What is the LLC Operating Agreement for a Limited Liability Company LLC?
Aside from the documents required to form a limited liability company under state law, the LLC Operating Agreement is the most important document for a limited liability company.
The LLC Operating Agreement generally accomplishes two major things but it can be much more. The two major purposes: (i) evidence the ownership of the limited liability company and the rights and obligations of the members to each other and the LLC; and (ii) impose a governance structure which is a set of rules addressing how the limited liability company will govern itself and operate in a day to day basis.
I. ESTABLISHING OWNERSHIP AND OWNERSHIP ATTRIBUTES TO MEMBERS
When a limited liability company is formed under state law, in most cases the LLC does not yet have owners (called Members). The LLC once formed is a separate legal entity but it is pretty much a "shell" entity without any personality. An important but sometimes overlooked action item of the person(s) who set up the LLC is to actually issue ownership interests in the LLC to the Members.
While an LLC can issue membership interests in several ways depending on the simplicity or complexity of the transaction that brings in a Member, the LLC Operating Agreement should evidence who the Members and and how much they own in the limited liability company.

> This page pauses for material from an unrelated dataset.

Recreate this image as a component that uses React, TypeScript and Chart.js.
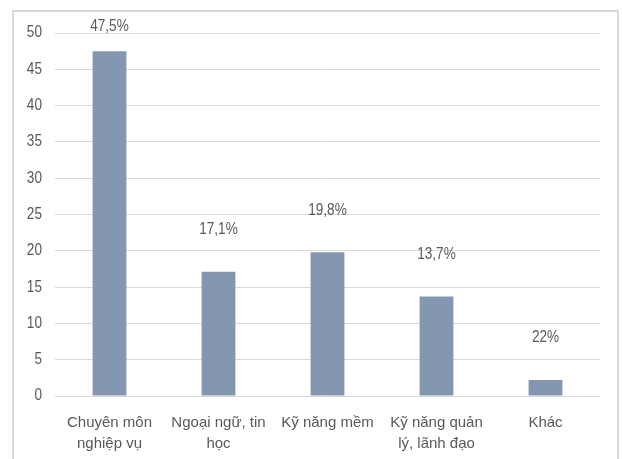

The typical LLC Operating Agreement will list the members, their addresses and how much they own in the LLC (either by a # of membership units or a percentage interest). The LLC Operating Agreement will also contain provisions defining what the Members receive in terms of profits for their membership interests and how much voting control each member has. These matters can be proportionate to the relative ownership of each member or it can be tailored based on the agreements among the members. The limited liability company gives the opportunity for a lot of flexibility when it comes to ownership rights and obligations of Members.
Other Member related provisions you will find in a typical operating agreement address Admission of a New Member, Transfer of Membership Interests, Special Voting Provisions, and, if the LLC is taxed as a partnership, the rights to tax allocations of income, loss and gain.

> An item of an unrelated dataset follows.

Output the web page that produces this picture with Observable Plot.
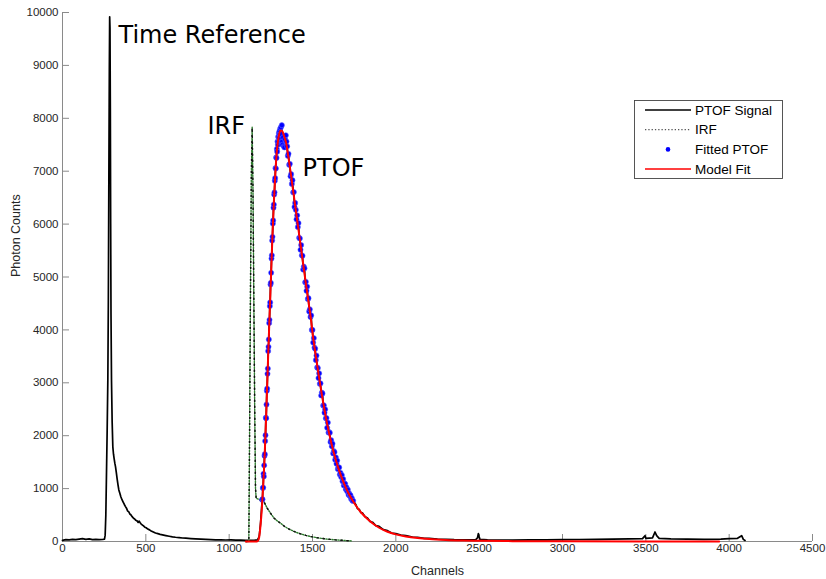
<!DOCTYPE html>
<html>
<head>
<meta charset="utf-8">
<script src="https://cdn.jsdelivr.net/npm/d3@7"></script>
<script src="https://cdn.jsdelivr.net/npm/@observablehq/plot@0.6"></script>
<style>
  body { margin: 0; background: #fff; }
  #chart { width: 826px; height: 579px; }
</style>
</head>
<body>
<div id="chart"></div>
<script>
// Axis ticks
const xTicks = [0, 500, 1000, 1500, 2000, 2500, 3000, 3500, 4000, 4500];
const yTicks = [0, 1000, 2000, 3000, 4000, 5000, 6000, 7000, 8000, 9000, 10000];

// PTOF signal before the fitted window (baseline + time-reference spike and its tail)
const sigPreChannels = [0, 20, 40, 60, 80, 100, 120, 140, 160, 180, 200, 220, 240, 252,
  256, 260, 264, 268, 272, 275, 278, 281, 283, 285, 287, 289, 291, 294, 298,
  302, 306, 310, 314, 318, 323, 328, 333, 338, 344, 350, 357, 364, 371, 378, 384,
  390, 398, 404, 410, 418, 426, 433, 440, 447, 454, 460, 466, 472, 478, 486, 494,
  502, 512, 522, 532, 545, 558, 572, 586, 600, 620, 640, 660, 678, 700, 720, 740,
  770, 798, 830, 860, 890, 918, 950, 980, 1010, 1040, 1070, 1100, 1150, 1170,
  1180, 1188, 1194];
const sigPreCounts = [20, 35, 30, 40, 35, 45, 55, 40, 50, 35, 40, 35, 38, 45,
  120, 500, 1300, 2100, 3050, 4500, 6800, 8900, 9920, 9700, 8200, 6000, 4300, 3050, 2250,
  1790, 1650, 1560, 1480, 1415, 1300, 1180, 1070, 975, 910, 845, 790, 745, 700, 660, 630,
  580, 560, 520, 505, 470, 440, 425, 400, 390, 360, 385, 355, 330, 315, 295, 270,
  260, 235, 220, 200, 180, 160, 148, 135, 125, 112, 100, 88, 80, 72, 66, 62,
  55, 50, 45, 42, 36, 32, 30, 28, 30, 26, 25, 22, 20, 30,
  90, 330, 600];

// Fitted PTOF samples: rising edge (every 2 channels) and falling edge (every 4 channels)
const fitRiseStart = 1198, fitRiseStep = 2;
const fitRiseCounts = [790, 800, 1010, 1020, 1280, 1230, 1440, 1620, 1650, 1900,
  2010, 2340, 2330, 2590, 2850, 2890, 3170, 3270, 3600, 3680,
  3820, 4130, 4190, 4450, 4520, 4860, 4890, 5080, 5350, 5410,
  5690, 5760, 6010, 6070, 6310, 6370, 6560, 6600, 6820, 6870,
  7060, 7050, 7260, 7250, 7420, 7370, 7560, 7500, 7650, 7560,
  7720, 7640, 7760, 7690, 7800, 7580, 7830, 7620, 7700, 7870,
  7560, 7500];
const fitFallStart = 1324, fitFallStep = 4;
const fitFallCounts = [7640, 7470, 7450, 7600, 7680, 7560, 7470, 7290, 7330, 7120,
  7140, 6905, 6945, 6760, 6830, 6600, 6605, 6325, 6400, 6270,
  6090, 6165, 5945, 6020, 5740, 5730, 5515, 5605, 5410, 5400,
  5140, 5195, 5165, 4900, 4910, 4740, 4820, 4585, 4600, 4350,
  4390, 4245, 4275, 4000, 4000, 3760, 3845, 3665, 3645, 3430,
  3515, 3290, 3280, 3090, 3180, 2980, 2990, 2760, 2815, 2800,
  2570, 2575, 2435, 2500, 2330, 2335, 2150, 2250, 2060, 2070,
  2055, 1880, 1915, 1800, 1850, 1665, 1710, 1690, 1545, 1590,
  1470, 1530, 1370, 1400, 1400, 1265, 1300, 1220, 1255, 1140,
  1180, 1060, 1100, 1090, 990, 1025, 950, 980, 885, 910,
  860, 875, 805, 820, 770, 770];

// PTOF signal after the fitted window (tail and late baseline)
const sigPostChannels = [1750, 1760, 1770, 1780, 1790, 1800, 1815, 1830, 1845, 1860,
  1880, 1900, 1925, 1950, 1975, 2000, 2030, 2060, 2100, 2130, 2170, 2200, 2250,
  2300, 2350, 2400, 2450, 2480, 2490, 2495, 2500, 2505, 2550, 2600, 2700, 2800,
  2900, 3000, 3100, 3200, 3300, 3400, 3480, 3495, 3500, 3540, 3555, 3565, 3580,
  3650, 3750, 3850, 3950, 4000, 4050, 4075, 4085, 4095];
const sigPostCounts = [740, 700, 620, 610, 545, 540, 470, 445, 380, 365,
  300, 285, 225, 205, 160, 150, 120, 110, 85, 80, 60, 58, 45,
  42, 35, 33, 30, 35, 70, 150, 90, 40, 30, 28, 27, 30,
  32, 35, 38, 40, 45, 50, 55, 110, 60, 70, 180, 110, 60,
  50, 45, 40, 45, 55, 60, 110, 40, 20];

// Instrument response function
const irfChannels = [1100, 1118, 1122, 1128, 1133, 1138, 1143, 1148, 1153, 1158, 1162,
  1175, 1190, 1208, 1230, 1248, 1270, 1290, 1308, 1330, 1350, 1368, 1400, 1428,
  1460, 1488, 1530, 1588, 1640, 1700, 1738];
const irfCounts = [0, 0, 1800, 4800, 6900, 7830, 6600, 4600, 2600, 1000, 820,
  800, 780, 755, 620, 535, 440, 385, 347, 290, 250, 220, 175, 145,
  115, 95, 70, 45, 30, 18, 10];

// Model fit
const modelChannels = [1100, 1165, 1172, 1180, 1188, 1196, 1204, 1212, 1220, 1228, 1236,
  1244, 1252, 1260, 1268, 1276, 1284, 1292, 1300, 1310, 1318, 1326, 1334, 1340,
  1350, 1360, 1370, 1380, 1390, 1400, 1420, 1440, 1460, 1480, 1490, 1500, 1520,
  1540, 1560, 1580, 1600, 1620, 1640, 1660, 1680, 1700, 1720, 1740, 1760, 1780,
  1800, 1830, 1860, 1900, 1950, 2000, 2060, 2130, 2200, 2300, 2400, 2500, 2700,
  3000, 3500, 3940];
const modelCounts = [0, 0, 10, 80, 300, 620, 1050, 1550, 2200, 2950, 3700,
  4400, 5100, 5800, 6400, 6900, 7300, 7550, 7700, 7770, 7760, 7700, 7620, 7560,
  7380, 7170, 6950, 6720, 6490, 6260, 5800, 5340, 4880, 4440, 4220, 3950, 3500,
  3090, 2700, 2350, 2040, 1770, 1540, 1340, 1170, 1020, 890, 780, 680, 595,
  520, 425, 345, 260, 185, 135, 95, 65, 45, 28, 18, 12, 7,
  4, 2, 1];

// Annotations
const noteTexts = ["Time Reference", "IRF", "PTOF"];
const noteChannels = [336, 870, 1440];
const noteCounts = [9430, 7711, 6900];

// Legend entries
const legendLabels = ["PTOF Signal", "IRF", "Fitted PTOF", "Model Fit"];

// ---- build records ----
const zip = (xs, ys) => xs.map((x, i) => ({channel: x, counts: ys[i]}));
const fitted = [
  ...fitRiseCounts.map((c, i) => ({channel: fitRiseStart + i * fitRiseStep, counts: c})),
  ...fitFallCounts.map((c, i) => ({channel: fitFallStart + i * fitFallStep, counts: c}))
];
const signal = [...zip(sigPreChannels, sigPreCounts), ...fitted, ...zip(sigPostChannels, sigPostCounts)];
const irf = zip(irfChannels, irfCounts);
const model = zip(modelChannels, modelCounts);
const notes = noteTexts.map((t, i) => ({text: t, channel: noteChannels[i], counts: noteCounts[i]}));

const axisGray = "#8a8a8a";
const labelColor = "#262626";
const sans = "'Liberation Sans', Arial, Helvetica, sans-serif";

const svg = Plot.plot({
  width: 826,
  height: 579,
  marginLeft: 62,
  marginRight: 14,
  marginTop: 12,
  marginBottom: 38,
  style: {fontFamily: sans, background: "#fff", overflow: "visible"},
  x: {domain: [0, 4500]},
  y: {domain: [0, 10000]},
  marks: [
    // axis lines
    Plot.ruleY([0], {stroke: axisGray, strokeWidth: 1}),
    Plot.ruleX([0], {stroke: axisGray, strokeWidth: 1}),
    // inward tick marks
    Plot.ruleX(xTicks, {x: d => d, y1: 0, y2: 0, insetBottom: 7, stroke: axisGray}),
    Plot.ruleY(yTicks, {y: d => d, x1: 0, x2: 0, insetRight: -7, stroke: axisGray}),
    // tick labels
    Plot.axisX(xTicks, {tickSize: 0, tickPadding: 2, label: null, fontSize: 11.5, color: labelColor, tickFormat: d3.format("d")}),
    Plot.axisY(yTicks, {tickSize: 0, tickPadding: 4, label: null, fontSize: 11.5, color: labelColor, tickFormat: d3.format("d")}),
    // axis titles
    Plot.text(["Channels"], {frameAnchor: "bottom", dy: 29, fontSize: 12.5, fill: labelColor, lineAnchor: "middle"}),
    Plot.text(["Photon Counts"], {frameAnchor: "left", dx: -47, rotate: -90, fontSize: 12.5, fill: labelColor, lineAnchor: "middle"}),
    // data
    Plot.line(signal, {x: "channel", y: "counts", stroke: "#000", strokeWidth: 1.7}),
    Plot.line(irf, {x: "channel", y: "counts", stroke: "#2f7f2f", strokeWidth: 1.4, strokeDasharray: "1.4,1.6"}),
    Plot.line(irf, {x: "channel", y: "counts", stroke: "#111", strokeWidth: 1.4, strokeDasharray: "1.4,4.6"}),
    Plot.dot(fitted, {x: "channel", y: "counts", r: 2.6, fill: "#0000ff", stroke: "#6a6aff", strokeWidth: 1, strokeOpacity: 0.55}),
    Plot.line(model, {x: "channel", y: "counts", stroke: "#ff0000", strokeWidth: 2, curve: "monotone-x"}),
    // annotations
    Plot.text(notes, {x: "channel", y: "counts", text: "text", textAnchor: "start", lineAnchor: "bottom",
      fontSize: 24, fill: "#000", fontFamily: "'DejaVu Sans', Verdana, sans-serif"})
  ]
});

// legend box
const lg = d3.select(svg).append("g")
  .attr("font-family", sans).attr("font-size", 13.5).attr("text-anchor", "start");
lg.append("rect").attr("x", 634.5).attr("y", 100.5).attr("width", 148).attr("height", 78)
  .attr("fill", "#fff").attr("stroke", "#444").attr("stroke-width", 0.9);
const rowY = [110, 129.7, 149.4, 169];
legendLabels.forEach((label, i) => {
  const y = rowY[i];
  if (i === 0) lg.append("line").attr("x1", 645).attr("x2", 691).attr("y1", y).attr("y2", y).attr("stroke", "#000").attr("stroke-width", 1.6);
  if (i === 1) lg.append("line").attr("x1", 645).attr("x2", 691).attr("y1", y).attr("y2", y).attr("stroke", "#555").attr("stroke-width", 1.2).attr("stroke-dasharray", "1.3,2");
  if (i === 2) lg.append("circle").attr("cx", 668).attr("cy", y).attr("r", 2.3).attr("fill", "#0000ff");
  if (i === 3) lg.append("line").attr("x1", 645).attr("x2", 691).attr("y1", y).attr("y2", y).attr("stroke", "#ff0000").attr("stroke-width", 1.6);
  lg.append("text").attr("x", 695).attr("y", y).attr("dy", "0.35em").attr("text-anchor", "start").attr("fill", "#000").text(label);
});

document.getElementById("chart").appendChild(svg);
</script>
</body>
</html>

One advanced Member issue is dealing with what happens to the limited liability company and the ownership of the LLC in the event there are member disputes, disagreements or deadlock among Members when it comes to voting. This is such an important area for a multi-member LLC to plan for, but it really requires the advice of a competent attorney who can understand the specifics of a particular situation. The drafting needs to be tailored and can be complex so these matters are not often not included in a standard operating agreement. It is an issue to we aware of and plan for. Many LLC businesses will fail not because of the business itself but because of Member deadlocks and disputes.
II. ESTABLISHING A GOVERNANCE STRUCTURE
A newly formed limited liability company needs a set of governance rules to follow in order for it to operate. How does the LLC make decisions? What is the LLC authorized to do? Who can act on behalf of the LLC and sign documents or open bank accounts? These questions are all answered in a typical LLC Operating Agreement.
Generally, a limited liability company can be either member managed or manager managed. With a member managed LLC, the LLC is governed by its Members. Each Member has authority to manage and bind the LLC but the Members are subject to rules in the LLC Operating Agreement which govern how they vote and what they can and cannot do.
With a manager managed, LLC, the Members themselves do not manage the LLC business and operated the day to day affairs. Instead, they elect persons to be Managers of the limited liability company and the manager operate as a Board (similar to the Board of Directors of a corporation) in making LLC decisions and otherwise managing the LLC business. A person who is a Member can also be elected as a Manager. This is very common. It is important for that person to always be aware and to designated the capacity in which he or she is acting in any specific circumstance.
The LLC Operating Agreement will address other governance matters such as the authorized business activities of the LLC, what LLC actions require special voting, the appointment of officers and their duties, and when the LLC will be dissolved.
III. LLC OPERATING AGREEMENT SHOULD BE SIGNED BY ALL MEMBERS.
Another often overlooked task in a small business limited liability company, is that the Members will forget to actually sign the LLC Operating Agreement or will forget to obtain signatures from all Members. Without the initial members adopting the LLC Operating Agreement by signing it, the LLC runs a substantial risk that the provisions of the LLC Operating Agreement do not really apply to everyone involved. This can lead to expensive litigation later.
Always, always always, get the signatures of the initial Members of an LLC to sign the LLC Operating Agreement. Further, always get the signature of any new Members on an agreement where he/she agrees to be bound by the limited liability company’s then existing LLC Operating Agreement.